[Exercise aim]:
In the listing below, find the line with "const accBMax = 0.341;", then repeat exactly every line from the top through that one.

[Dataset excerpt]:
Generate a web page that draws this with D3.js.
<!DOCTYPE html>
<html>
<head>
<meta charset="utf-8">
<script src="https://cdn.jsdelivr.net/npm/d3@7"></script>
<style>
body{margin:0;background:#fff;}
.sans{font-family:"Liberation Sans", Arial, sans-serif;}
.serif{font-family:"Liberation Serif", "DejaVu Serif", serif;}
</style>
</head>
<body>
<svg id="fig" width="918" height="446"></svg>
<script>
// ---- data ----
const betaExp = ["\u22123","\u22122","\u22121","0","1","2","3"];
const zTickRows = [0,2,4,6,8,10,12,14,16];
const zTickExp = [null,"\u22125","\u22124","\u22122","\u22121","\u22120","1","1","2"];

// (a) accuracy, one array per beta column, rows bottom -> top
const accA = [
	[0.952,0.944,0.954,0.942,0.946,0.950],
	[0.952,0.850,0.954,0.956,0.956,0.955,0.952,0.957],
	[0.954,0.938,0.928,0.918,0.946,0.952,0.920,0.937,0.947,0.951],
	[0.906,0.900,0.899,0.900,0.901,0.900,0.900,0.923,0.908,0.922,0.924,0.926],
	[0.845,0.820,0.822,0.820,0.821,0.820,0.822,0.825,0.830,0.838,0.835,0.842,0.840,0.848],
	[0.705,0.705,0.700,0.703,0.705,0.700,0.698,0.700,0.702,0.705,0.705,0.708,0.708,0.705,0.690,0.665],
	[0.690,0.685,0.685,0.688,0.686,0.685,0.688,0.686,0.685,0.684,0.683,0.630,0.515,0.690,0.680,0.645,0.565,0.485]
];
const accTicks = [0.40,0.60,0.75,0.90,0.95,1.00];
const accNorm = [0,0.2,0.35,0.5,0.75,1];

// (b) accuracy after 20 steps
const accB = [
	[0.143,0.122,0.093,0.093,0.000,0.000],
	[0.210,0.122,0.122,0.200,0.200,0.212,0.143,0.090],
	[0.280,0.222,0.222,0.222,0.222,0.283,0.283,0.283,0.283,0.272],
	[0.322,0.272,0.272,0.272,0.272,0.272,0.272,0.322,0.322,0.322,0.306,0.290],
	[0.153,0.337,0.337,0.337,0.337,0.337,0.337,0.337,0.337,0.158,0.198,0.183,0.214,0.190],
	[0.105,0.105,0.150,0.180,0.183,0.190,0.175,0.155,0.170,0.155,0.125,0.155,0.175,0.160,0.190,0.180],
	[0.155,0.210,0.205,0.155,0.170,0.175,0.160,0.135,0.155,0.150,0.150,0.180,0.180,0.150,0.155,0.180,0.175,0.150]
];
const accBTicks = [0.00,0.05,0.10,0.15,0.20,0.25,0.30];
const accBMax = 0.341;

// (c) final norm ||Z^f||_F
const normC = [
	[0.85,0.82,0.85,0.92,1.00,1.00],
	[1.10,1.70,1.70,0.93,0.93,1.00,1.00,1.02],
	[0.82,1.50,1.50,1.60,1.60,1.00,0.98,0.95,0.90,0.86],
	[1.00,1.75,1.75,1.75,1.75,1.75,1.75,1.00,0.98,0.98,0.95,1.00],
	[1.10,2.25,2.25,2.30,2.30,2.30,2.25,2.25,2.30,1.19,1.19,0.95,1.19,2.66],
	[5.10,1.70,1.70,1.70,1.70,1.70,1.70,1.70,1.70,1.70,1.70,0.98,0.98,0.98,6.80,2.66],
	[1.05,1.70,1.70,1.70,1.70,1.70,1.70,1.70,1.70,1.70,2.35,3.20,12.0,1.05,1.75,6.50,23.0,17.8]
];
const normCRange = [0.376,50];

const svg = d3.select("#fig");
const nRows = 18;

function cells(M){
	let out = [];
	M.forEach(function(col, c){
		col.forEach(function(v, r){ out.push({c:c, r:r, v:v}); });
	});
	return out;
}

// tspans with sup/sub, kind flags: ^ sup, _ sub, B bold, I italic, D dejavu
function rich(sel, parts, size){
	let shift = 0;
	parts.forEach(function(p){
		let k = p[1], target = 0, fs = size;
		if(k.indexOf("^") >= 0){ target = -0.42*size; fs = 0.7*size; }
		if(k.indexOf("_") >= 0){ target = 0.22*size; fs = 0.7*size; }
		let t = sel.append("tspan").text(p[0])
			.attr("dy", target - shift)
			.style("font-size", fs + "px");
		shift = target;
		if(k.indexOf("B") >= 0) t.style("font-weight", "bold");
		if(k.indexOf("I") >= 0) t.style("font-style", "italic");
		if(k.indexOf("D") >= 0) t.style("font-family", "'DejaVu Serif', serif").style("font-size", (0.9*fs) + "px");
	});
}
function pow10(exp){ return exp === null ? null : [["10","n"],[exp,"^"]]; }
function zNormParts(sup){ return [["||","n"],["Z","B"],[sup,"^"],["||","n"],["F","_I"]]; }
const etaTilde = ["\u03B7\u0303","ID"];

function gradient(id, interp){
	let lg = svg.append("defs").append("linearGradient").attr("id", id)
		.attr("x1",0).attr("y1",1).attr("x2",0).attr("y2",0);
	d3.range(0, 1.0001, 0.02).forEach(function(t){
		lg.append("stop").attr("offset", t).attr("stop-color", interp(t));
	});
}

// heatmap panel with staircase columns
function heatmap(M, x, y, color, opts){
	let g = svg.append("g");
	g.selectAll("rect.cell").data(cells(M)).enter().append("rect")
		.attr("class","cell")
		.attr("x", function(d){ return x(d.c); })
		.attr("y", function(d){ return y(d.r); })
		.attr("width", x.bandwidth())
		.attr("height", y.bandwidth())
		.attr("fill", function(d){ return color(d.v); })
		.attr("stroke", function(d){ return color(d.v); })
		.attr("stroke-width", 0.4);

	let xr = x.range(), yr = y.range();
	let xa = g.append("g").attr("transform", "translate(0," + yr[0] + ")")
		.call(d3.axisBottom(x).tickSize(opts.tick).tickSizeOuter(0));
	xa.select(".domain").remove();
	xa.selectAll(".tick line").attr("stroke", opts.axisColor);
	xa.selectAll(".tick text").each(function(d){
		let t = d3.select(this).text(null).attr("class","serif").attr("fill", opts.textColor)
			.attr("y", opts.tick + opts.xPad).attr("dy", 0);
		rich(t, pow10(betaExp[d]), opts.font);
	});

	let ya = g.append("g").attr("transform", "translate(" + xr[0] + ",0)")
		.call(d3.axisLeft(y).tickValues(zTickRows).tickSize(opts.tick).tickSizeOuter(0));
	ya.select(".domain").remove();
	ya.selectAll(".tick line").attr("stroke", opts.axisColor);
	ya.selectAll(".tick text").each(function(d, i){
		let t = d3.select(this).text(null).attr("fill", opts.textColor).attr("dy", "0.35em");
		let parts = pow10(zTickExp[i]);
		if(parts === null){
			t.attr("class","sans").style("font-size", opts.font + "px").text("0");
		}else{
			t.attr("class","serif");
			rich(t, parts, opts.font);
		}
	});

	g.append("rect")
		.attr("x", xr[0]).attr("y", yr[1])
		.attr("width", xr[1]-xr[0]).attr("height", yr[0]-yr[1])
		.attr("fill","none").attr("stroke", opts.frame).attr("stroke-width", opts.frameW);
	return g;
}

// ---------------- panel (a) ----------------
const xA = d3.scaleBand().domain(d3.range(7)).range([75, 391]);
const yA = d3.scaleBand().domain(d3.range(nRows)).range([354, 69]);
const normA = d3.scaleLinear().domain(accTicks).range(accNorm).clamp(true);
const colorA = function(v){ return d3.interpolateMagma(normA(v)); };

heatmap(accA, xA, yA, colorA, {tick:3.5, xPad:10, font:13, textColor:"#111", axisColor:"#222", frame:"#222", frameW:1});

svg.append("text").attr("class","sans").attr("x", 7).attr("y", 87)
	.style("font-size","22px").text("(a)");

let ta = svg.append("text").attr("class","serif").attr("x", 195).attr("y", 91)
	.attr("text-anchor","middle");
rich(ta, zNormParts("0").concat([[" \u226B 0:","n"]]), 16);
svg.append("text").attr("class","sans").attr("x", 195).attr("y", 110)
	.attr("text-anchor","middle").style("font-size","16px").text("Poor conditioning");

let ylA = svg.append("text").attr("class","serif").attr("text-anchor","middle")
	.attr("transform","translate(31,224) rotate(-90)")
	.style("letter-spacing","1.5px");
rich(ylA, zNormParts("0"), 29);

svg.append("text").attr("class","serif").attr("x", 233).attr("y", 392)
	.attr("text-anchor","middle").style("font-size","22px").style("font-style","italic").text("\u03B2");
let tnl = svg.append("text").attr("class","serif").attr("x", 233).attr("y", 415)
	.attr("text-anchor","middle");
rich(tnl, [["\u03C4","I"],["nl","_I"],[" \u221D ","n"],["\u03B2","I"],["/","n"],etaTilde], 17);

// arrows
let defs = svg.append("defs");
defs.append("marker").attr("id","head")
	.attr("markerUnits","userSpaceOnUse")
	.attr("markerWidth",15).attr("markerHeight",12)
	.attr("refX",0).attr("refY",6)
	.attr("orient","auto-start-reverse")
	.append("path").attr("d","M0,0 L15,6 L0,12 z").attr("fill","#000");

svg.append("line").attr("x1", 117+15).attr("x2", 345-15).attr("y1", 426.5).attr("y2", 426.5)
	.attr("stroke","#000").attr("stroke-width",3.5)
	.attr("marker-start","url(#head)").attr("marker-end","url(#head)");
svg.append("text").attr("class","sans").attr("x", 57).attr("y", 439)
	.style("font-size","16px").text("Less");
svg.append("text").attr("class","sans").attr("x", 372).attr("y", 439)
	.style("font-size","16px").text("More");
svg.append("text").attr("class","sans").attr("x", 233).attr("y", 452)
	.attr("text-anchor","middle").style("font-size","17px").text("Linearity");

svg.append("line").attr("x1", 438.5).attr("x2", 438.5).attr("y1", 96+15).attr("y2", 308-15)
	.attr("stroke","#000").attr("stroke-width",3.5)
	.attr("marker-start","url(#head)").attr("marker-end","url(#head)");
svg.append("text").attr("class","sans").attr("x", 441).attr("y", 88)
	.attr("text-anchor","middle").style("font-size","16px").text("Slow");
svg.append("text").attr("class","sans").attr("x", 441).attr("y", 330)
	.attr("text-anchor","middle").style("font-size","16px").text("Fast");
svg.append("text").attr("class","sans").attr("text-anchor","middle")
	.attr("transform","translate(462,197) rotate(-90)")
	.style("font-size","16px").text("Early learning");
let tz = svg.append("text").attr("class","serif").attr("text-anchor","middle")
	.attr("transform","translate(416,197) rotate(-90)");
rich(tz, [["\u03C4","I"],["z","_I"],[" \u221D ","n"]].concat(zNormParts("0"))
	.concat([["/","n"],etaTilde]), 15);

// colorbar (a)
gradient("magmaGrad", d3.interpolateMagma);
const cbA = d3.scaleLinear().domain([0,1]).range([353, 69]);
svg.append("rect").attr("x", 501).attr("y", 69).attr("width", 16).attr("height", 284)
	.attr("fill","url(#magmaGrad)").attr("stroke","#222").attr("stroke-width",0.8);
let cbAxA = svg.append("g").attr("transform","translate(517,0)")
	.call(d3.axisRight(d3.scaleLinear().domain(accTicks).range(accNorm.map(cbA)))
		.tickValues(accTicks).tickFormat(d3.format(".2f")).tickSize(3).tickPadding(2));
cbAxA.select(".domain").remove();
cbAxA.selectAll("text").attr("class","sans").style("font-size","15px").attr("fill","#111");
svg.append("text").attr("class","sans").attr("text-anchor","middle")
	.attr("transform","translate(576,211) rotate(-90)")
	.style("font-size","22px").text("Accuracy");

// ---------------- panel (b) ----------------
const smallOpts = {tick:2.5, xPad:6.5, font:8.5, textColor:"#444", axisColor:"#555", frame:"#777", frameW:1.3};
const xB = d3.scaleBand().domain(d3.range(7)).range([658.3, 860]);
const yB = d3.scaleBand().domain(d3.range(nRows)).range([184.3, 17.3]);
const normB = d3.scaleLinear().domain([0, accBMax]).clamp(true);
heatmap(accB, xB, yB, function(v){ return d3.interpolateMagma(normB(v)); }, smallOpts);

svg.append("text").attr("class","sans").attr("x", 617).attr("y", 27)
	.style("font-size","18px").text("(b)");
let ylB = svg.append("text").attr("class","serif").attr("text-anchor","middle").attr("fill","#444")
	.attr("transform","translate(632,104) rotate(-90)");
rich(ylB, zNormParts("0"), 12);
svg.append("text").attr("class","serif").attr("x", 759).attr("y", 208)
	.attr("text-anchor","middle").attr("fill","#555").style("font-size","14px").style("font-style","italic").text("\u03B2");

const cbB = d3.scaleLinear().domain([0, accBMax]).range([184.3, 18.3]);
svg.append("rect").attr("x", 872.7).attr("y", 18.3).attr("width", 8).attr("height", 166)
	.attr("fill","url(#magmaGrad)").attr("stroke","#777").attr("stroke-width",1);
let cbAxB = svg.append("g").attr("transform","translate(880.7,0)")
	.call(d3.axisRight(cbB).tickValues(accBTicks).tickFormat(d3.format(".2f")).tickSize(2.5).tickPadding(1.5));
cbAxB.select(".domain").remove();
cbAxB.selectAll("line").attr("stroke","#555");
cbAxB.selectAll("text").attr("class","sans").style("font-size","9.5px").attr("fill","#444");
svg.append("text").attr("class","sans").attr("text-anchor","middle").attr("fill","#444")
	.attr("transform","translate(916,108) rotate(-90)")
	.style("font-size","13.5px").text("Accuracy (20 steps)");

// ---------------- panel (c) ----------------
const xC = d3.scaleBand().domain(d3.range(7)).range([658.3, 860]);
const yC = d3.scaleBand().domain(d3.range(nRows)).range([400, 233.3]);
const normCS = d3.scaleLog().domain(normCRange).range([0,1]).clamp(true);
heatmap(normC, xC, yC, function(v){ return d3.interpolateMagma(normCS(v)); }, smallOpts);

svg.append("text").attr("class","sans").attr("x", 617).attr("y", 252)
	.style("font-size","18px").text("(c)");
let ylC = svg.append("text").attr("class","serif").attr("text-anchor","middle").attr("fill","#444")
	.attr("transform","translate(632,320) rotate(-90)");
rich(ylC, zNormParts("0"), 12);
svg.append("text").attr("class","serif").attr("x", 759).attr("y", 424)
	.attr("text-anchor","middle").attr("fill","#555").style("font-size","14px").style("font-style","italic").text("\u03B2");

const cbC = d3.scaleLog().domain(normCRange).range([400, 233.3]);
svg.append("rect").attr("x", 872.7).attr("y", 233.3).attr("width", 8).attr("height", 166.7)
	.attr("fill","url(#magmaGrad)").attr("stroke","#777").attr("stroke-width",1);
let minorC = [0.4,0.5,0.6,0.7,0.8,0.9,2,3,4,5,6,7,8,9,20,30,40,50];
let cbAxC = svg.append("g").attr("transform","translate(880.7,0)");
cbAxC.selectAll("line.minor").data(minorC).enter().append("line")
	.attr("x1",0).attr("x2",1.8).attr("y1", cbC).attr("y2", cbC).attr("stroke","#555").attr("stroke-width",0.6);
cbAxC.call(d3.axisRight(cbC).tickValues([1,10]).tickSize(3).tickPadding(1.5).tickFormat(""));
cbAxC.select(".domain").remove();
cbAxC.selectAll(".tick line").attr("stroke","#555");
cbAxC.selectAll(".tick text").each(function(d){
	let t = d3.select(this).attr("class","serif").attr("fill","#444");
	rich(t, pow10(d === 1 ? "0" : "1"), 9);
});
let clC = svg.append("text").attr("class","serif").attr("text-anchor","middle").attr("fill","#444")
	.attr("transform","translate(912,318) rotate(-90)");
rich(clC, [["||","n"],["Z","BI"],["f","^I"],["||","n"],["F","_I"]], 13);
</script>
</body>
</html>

[Task output]:
Generate a web page that draws this with D3.js.
<!DOCTYPE html>
<html>
<head>
<meta charset="utf-8">
<script src="https://cdn.jsdelivr.net/npm/d3@7"></script>
<style>
body{margin:0;background:#fff;}
.sans{font-family:"Liberation Sans", Arial, sans-serif;}
.serif{font-family:"Liberation Serif", "DejaVu Serif", serif;}
</style>
</head>
<body>
<svg id="fig" width="918" height="446"></svg>
<script>
// ---- data ----
const betaExp = ["\u22123","\u22122","\u22121","0","1","2","3"];
const zTickRows = [0,2,4,6,8,10,12,14,16];
const zTickExp = [null,"\u22125","\u22124","\u22122","\u22121","\u22120","1","1","2"];

// (a) accuracy, one array per beta column, rows bottom -> top
const accA = [
	[0.952,0.944,0.954,0.942,0.946,0.950],
	[0.952,0.850,0.954,0.956,0.956,0.955,0.952,0.957],
	[0.954,0.938,0.928,0.918,0.946,0.952,0.920,0.937,0.947,0.951],
	[0.906,0.900,0.899,0.900,0.901,0.900,0.900,0.923,0.908,0.922,0.924,0.926],
	[0.845,0.820,0.822,0.820,0.821,0.820,0.822,0.825,0.830,0.838,0.835,0.842,0.840,0.848],
	[0.705,0.705,0.700,0.703,0.705,0.700,0.698,0.700,0.702,0.705,0.705,0.708,0.708,0.705,0.690,0.665],
	[0.690,0.685,0.685,0.688,0.686,0.685,0.688,0.686,0.685,0.684,0.683,0.630,0.515,0.690,0.680,0.645,0.565,0.485]
];
const accTicks = [0.40,0.60,0.75,0.90,0.95,1.00];
const accNorm = [0,0.2,0.35,0.5,0.75,1];

// (b) accuracy after 20 steps
const accB = [
	[0.143,0.122,0.093,0.093,0.000,0.000],
	[0.210,0.122,0.122,0.200,0.200,0.212,0.143,0.090],
	[0.280,0.222,0.222,0.222,0.222,0.283,0.283,0.283,0.283,0.272],
	[0.322,0.272,0.272,0.272,0.272,0.272,0.272,0.322,0.322,0.322,0.306,0.290],
	[0.153,0.337,0.337,0.337,0.337,0.337,0.337,0.337,0.337,0.158,0.198,0.183,0.214,0.190],
	[0.105,0.105,0.150,0.180,0.183,0.190,0.175,0.155,0.170,0.155,0.125,0.155,0.175,0.160,0.190,0.180],
	[0.155,0.210,0.205,0.155,0.170,0.175,0.160,0.135,0.155,0.150,0.150,0.180,0.180,0.150,0.155,0.180,0.175,0.150]
];
const accBTicks = [0.00,0.05,0.10,0.15,0.20,0.25,0.30];
const accBMax = 0.341;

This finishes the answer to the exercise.